The media landscape is changing. This is not breaking news: anyone who works in the PR or media industry knows this. But while this is true, and as we move towards a world in which businesses of all types and sizes are becoming their own publisher, certain habits die hard – habits like considering a cover story in The Wall Street Journal to be the ultimate PR accomplishment.
It’s easy to understand how that habit formed: many top-level executives read The Wall Street Journal on a daily basis, and therefore they want their PR departments (and the agencies they work with) to land that prized coverage. As a result, PR pros have been conditioned to put marquee business press coverage on a pedestal. And look, this can be warranted! Perhaps your clients’ prospective customers are just like your clients’ CEOs and do read the WSJ every day – in which case coverage in the Journal is PR gold. But the likelihood is that just like most of us, the folks your clients are trying to reach are consuming content and information that influences their buying decisions in a huge variety of ways – including through social media.

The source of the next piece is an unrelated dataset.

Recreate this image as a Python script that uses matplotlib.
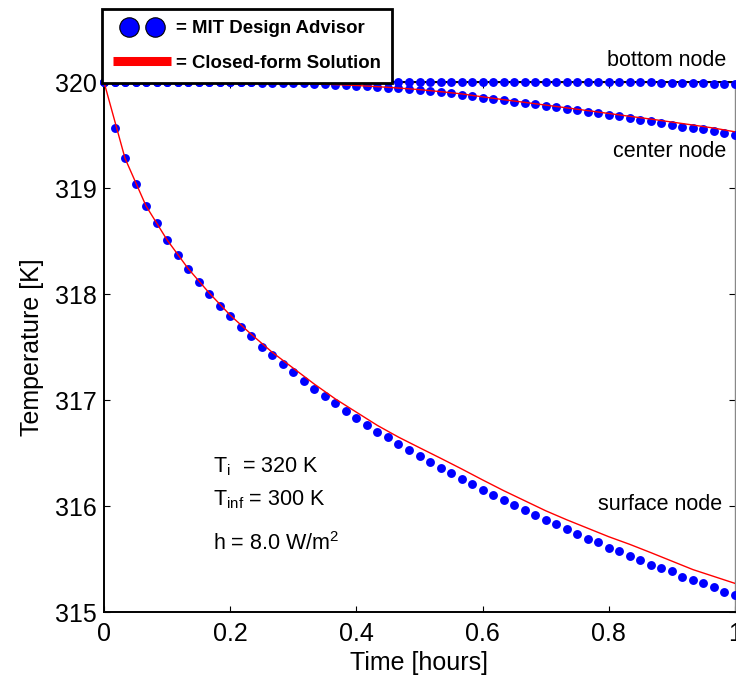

Want evidence of how the landscape has changed? As of October 2014, The Wall Street Journal had a daily circulation of almost 2.3 million readers. Meanwhile, BuzzFeed draws 200 million readers each month, and 18.5 billion impressions through Facebook, Twitter and Pinterest. Turns out that many people would prefer to debate the color of a dress than dissect the growth potential of tech companies – and you and your clients need to adapt accordingly.
Again, a marquee piece of business press coverage can be hugely valuable, but if you’re not questioning why it might not be the best fit for your clients’ needs, you haven’t adjusted to the new media landscape – and might be leaving some huge PR opportunities on the table.